One of a class of monks in the early Church who lived together in small bands without rule or superior. †Also as adj., applied to certain followers of the Franciscan rule (see quot.138.), prob. the Fratricelli.
....
1765 A. Maclaine tr. J. L. von Mosheim Eccl. Hist. Cent. iv. ii. iii. §15 Those wandering fanatics, or rather impostors, whom the Egyptians called Sarabaites.
1801 A. Ranken Hist. France I. 224 The Sarabaites, who associated two or three together, lived sometimes in solitude, but always without rule or order.
1904 F. A. Gasquet Eng. Monastic Life 8 The Gyrovagi and Sarabites.

["Sarabaite, n.". OED Online.
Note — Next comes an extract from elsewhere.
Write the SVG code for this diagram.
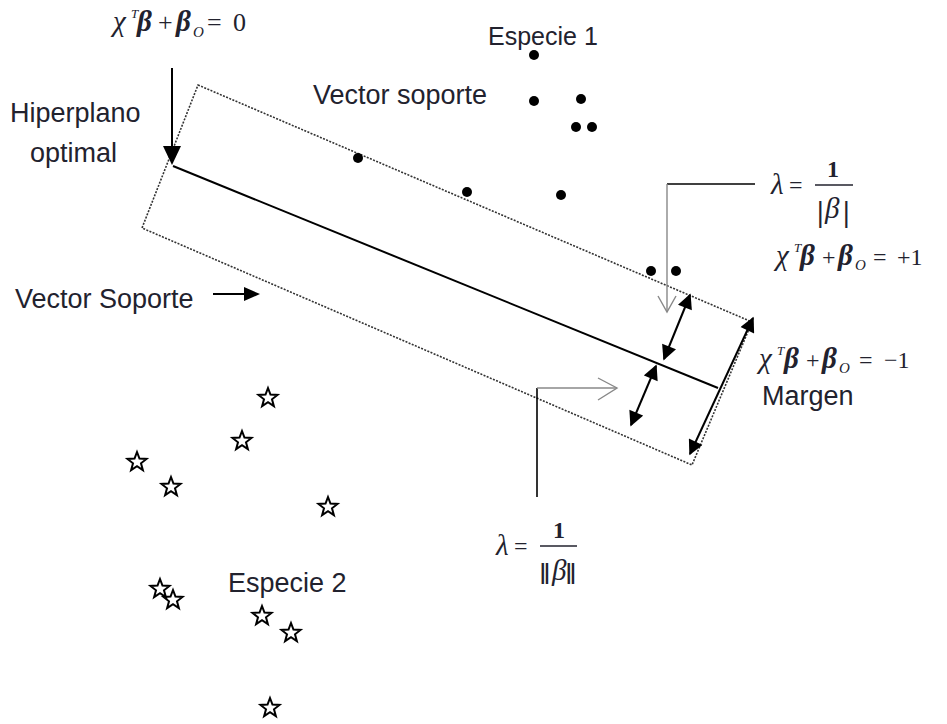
<svg xmlns="http://www.w3.org/2000/svg" width="947" height="724" viewBox="0 0 947 724">
<style>
.lbl{font-family:"Liberation Sans",Arial,sans-serif;font-size:27px;fill:#22222e}
.m{font-family:"Liberation Serif","Times New Roman",serif;font-size:24px;fill:#22222e}
.m26{font-size:26px}
.i{font-style:italic}
.g{font-size:29px}
.b{font-style:italic;font-weight:bold}
.sup{font-size:13px;font-style:italic}
.sub{font-size:15px;font-style:italic}
.bar{font-size:30px;font-weight:bold;font-style:normal}
.dot{fill:#000}
.star{fill:none;stroke:#000;stroke-width:2;stroke-linejoin:miter}
.dotted{fill:none;stroke:#333;stroke-width:1.6;stroke-dasharray:2 1.4}
.solid{fill:none;stroke:#000;stroke-width:2}
.dbl{fill:none;stroke:#000;stroke-width:2;marker-start:url(#ah);marker-end:url(#ah)}
.call{fill:none;stroke:#000;stroke-width:1.6}
.callg{fill:none;stroke:#888;stroke-width:1.4}
</style>
<defs>
<marker id="ah" viewBox="0 0 10 10" refX="9" refY="5" markerWidth="16" markerHeight="15" markerUnits="userSpaceOnUse" orient="auto-start-reverse">
<path d="M0,0 L10,5 L0,10 z" fill="#000"/>
</marker>
<path id="st" d="M0,-10 L2.47,-3.4 L9.51,-3.09 L3.99,1.3 L5.88,8.09 L0,4.2 L-5.88,8.09 L-3.99,1.3 L-9.51,-3.09 L-2.47,-3.4 Z"/>
</defs>
<rect width="947" height="724" fill="#fff"/>

<g id="margin-band">
<polygon class="dotted" points="198,85 752,322 692,465 142,228"/>
</g>
<g id="hyperplane">
<line class="solid" x1="173" y1="166" x2="718" y2="388"/>
</g>

<g id="connectors">
<line x1="172" y1="68" x2="172" y2="148" stroke="#000" stroke-width="2"/>
<path d="M163,146 L181,146 L172,165 Z" fill="#000"/>
<line x1="213" y1="294" x2="246" y2="294" stroke="#000" stroke-width="2"/>
<path d="M244,287 L260,294 L244,301 Z" fill="#000"/>
<line class="dbl" x1="690" y1="295" x2="664" y2="359"/>
<line class="dbl" x1="656" y1="366" x2="631" y2="425"/>
<line class="dbl" x1="753" y1="318" x2="690" y2="454"/>
<polyline class="call" points="755,184 667,184"/>
<polyline class="callg" points="667,184 667,312"/>
<polyline class="callg" points="658,296 667,312 676,296"/>
<polyline class="call" points="537,497 537,388"/>
<polyline class="callg" points="537,388 617,388"/>
<polyline class="callg" points="598,378 617,388 598,400"/>
</g>

<g id="especie1">
<circle class="dot" cx="534" cy="55" r="5"/>
<circle class="dot" cx="534" cy="101" r="5"/>
<circle class="dot" cx="581" cy="99" r="5"/>
<circle class="dot" cx="576" cy="127" r="5"/>
<circle class="dot" cx="592" cy="127" r="5"/>
<circle class="dot" cx="358" cy="158" r="5"/>
<circle class="dot" cx="467" cy="192" r="5"/>
<circle class="dot" cx="561" cy="195" r="5"/>
<circle class="dot" cx="651" cy="271" r="5"/>
<circle class="dot" cx="676" cy="271" r="5"/>
</g>

<g id="especie2">
<use href="#st" class="star" x="268" y="398"/>
<use href="#st" class="star" x="242" y="441"/>
<use href="#st" class="star" x="137" y="462"/>
<use href="#st" class="star" x="171" y="487"/>
<use href="#st" class="star" x="328" y="507"/>
<use href="#st" class="star" x="160" y="589"/>
<use href="#st" class="star" x="173" y="600"/>
<use href="#st" class="star" x="262" y="616"/>
<use href="#st" class="star" x="291" y="633"/>
<use href="#st" class="star" x="270" y="708"/>
</g>

<g id="labels">
<text class="lbl" x="10" y="122">Hiperplano</text>
<text class="lbl" x="30" y="162">optimal</text>
<text class="lbl" x="313" y="104">Vector soporte</text>
<text class="lbl" x="488" y="45" style="font-size:25px">Especie 1</text>
<text class="lbl" x="15" y="308">Vector Soporte</text>
<text class="lbl" x="762" y="405">Margen</text>
<text class="lbl" x="228" y="592">Especie 2</text>
</g>

<g id="eq-hyperplane">
<text class="m m26"><tspan class="i g" x="113" y="31">χ</tspan><tspan class="sup" x="131" y="18">T</tspan><tspan class="b g" x="137" y="31">β</tspan><tspan x="158" y="31">+</tspan><tspan class="b g" x="176" y="31">β</tspan><tspan class="sub" x="193" y="37">O</tspan><tspan x="207" y="31">=</tspan><tspan x="233" y="31">0</tspan></text>
</g>
<g id="eq-plus1">
<text class="m"><tspan class="i g" x="776" y="265">χ</tspan><tspan class="sup" x="794" y="252">T</tspan><tspan class="b g" x="800" y="265">β</tspan><tspan x="822" y="265">+</tspan><tspan class="b g" x="838" y="265">β</tspan><tspan class="sub" x="855" y="270">O</tspan><tspan x="873" y="265">=</tspan><tspan x="897" y="265">+1</tspan></text>
</g>
<g id="eq-minus1">
<text class="m"><tspan class="i g" x="759" y="368">χ</tspan><tspan class="sup" x="777" y="355">T</tspan><tspan class="b g" x="784" y="368">β</tspan><tspan x="806" y="368">+</tspan><tspan class="b g" x="822" y="368">β</tspan><tspan class="sub" x="839" y="373">O</tspan><tspan x="859" y="368">=</tspan><tspan x="884" y="368">−1</tspan></text>
</g>
<g id="eq-lambda1">
<text class="m"><tspan class="i g" x="771" y="194">λ</tspan><tspan x="789" y="193">=</tspan><tspan x="827" y="177" font-weight="bold">1</tspan><tspan class="bar" x="817" y="222">|</tspan><tspan class="i g" x="825" y="218">β</tspan><tspan class="bar" x="843" y="222">|</tspan></text>
<line x1="815" y1="185" x2="853" y2="185" stroke="#22222e" stroke-width="1.5"/>
</g>
<g id="eq-lambda2">
<text class="m"><tspan class="i g" x="496" y="555">λ</tspan><tspan x="514" y="554">=</tspan><tspan x="553" y="538" font-weight="bold">1</tspan><tspan class="bar" x="540" y="584">‖</tspan><tspan class="i g" x="552" y="580">β</tspan><tspan class="bar" x="566" y="584">‖</tspan></text>
<line x1="540" y1="546" x2="577" y2="546" stroke="#22222e" stroke-width="1.5"/>
</g>
</svg>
September 2015. Oxford University Press. http://www.oed.com/view/Entry/170913?rskey=zFSowd&result=1&isAdvanced=true (accessed December 02, 2015).]

The term goliard might also be considered useful as a description of wandering scholars. Its meaning, however, is typically more restricted:

Obs. exc. Hist.
One of the class of educated jesters, buffoons, and authors of loose or satirical Latin verse, who flourished chiefly in the 12th and 13th c. in Germany, France, and England.